Now the longer-shot seats come into play, particularly if there is a vulnerable opponent. Cork South-West certainly matches that description.
On Dublin's leafy southside, Dún Laoghaire and Dublin Rathdown, the Sinn Féin candidate will be in the mix.
Likewise in the Lough Derg Triangle of Clare, Tipperary and Galway East. And finally, Limerick County and Roscommon, there will be a Sinn Féin candidate in the shake out.
In all these cases, the Sinn Féin candidates will have to outperform even their national swing to win a seat.
Let's be clear, the party won't win all these seats, but their number of TDs can be in the high 30s, tipping over 35 seats.
That's assuming the party can hold its support. Sinn Féin has a bad habit of over-performing in polls. At the last general election, they dropped six points in the last nine days of the campaign.
Even if it only retains half its newfound support, it's still heading for 30 TDs.
The next assumption of the 'Shinner Summit' is it can't lead a government. Why not?
On the back of a mandate for change, it will be duty-bound to seek to put a coalition together. Add Sinn Féin, the Green Party, the Labour Party and Social Democrats and you'll be heading for 55 to 60 TDs. That's more TDs than made up Enda Kenny's coalition four years ago.
The Greens, Labour and Soc Dems won't want to be seen to rule out the Sinn Féin option, in favour of Fianna Fáil, after the voters demanded "change".
After that, it will be up to Independents and other parties to decide which way to go.
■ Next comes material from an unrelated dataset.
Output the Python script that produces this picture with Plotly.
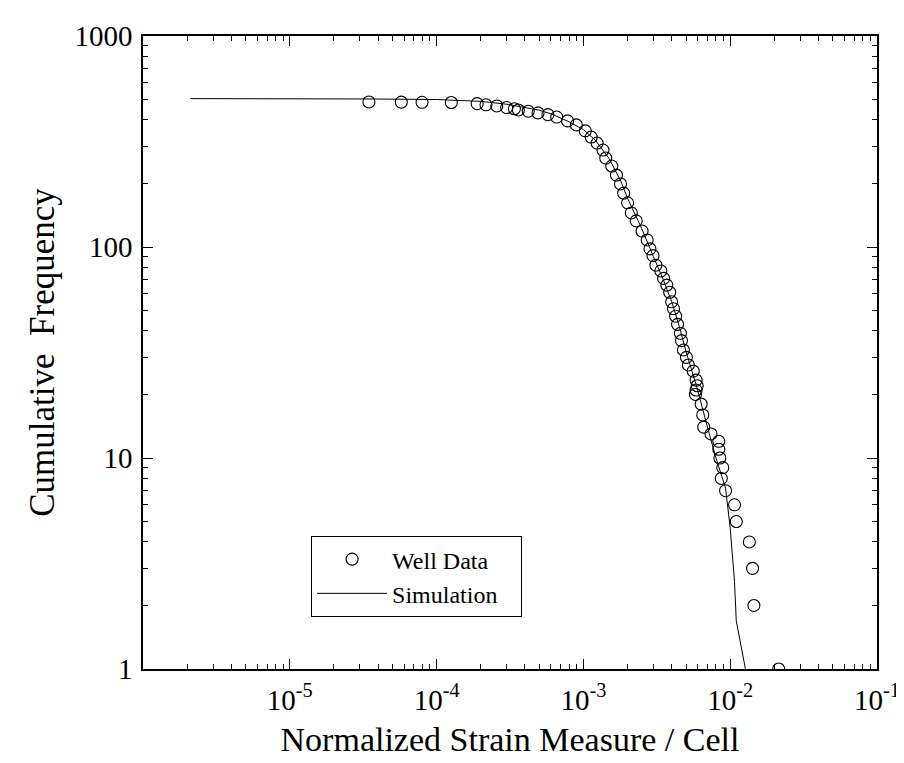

It's a long way to get to the 80 TDs needed for a majority, but the realignment of politics after the crash is creating all sorts of new scenarios.
It's certainly an unstable arrangement, but so too are many coalitions. Confidence and Supply wasn't expected to last six months.
But the voters won't thank the politicians for going back for a second general election if there are options.
Mary Lou for Taoiseach: don't rule it out before a vote is cast.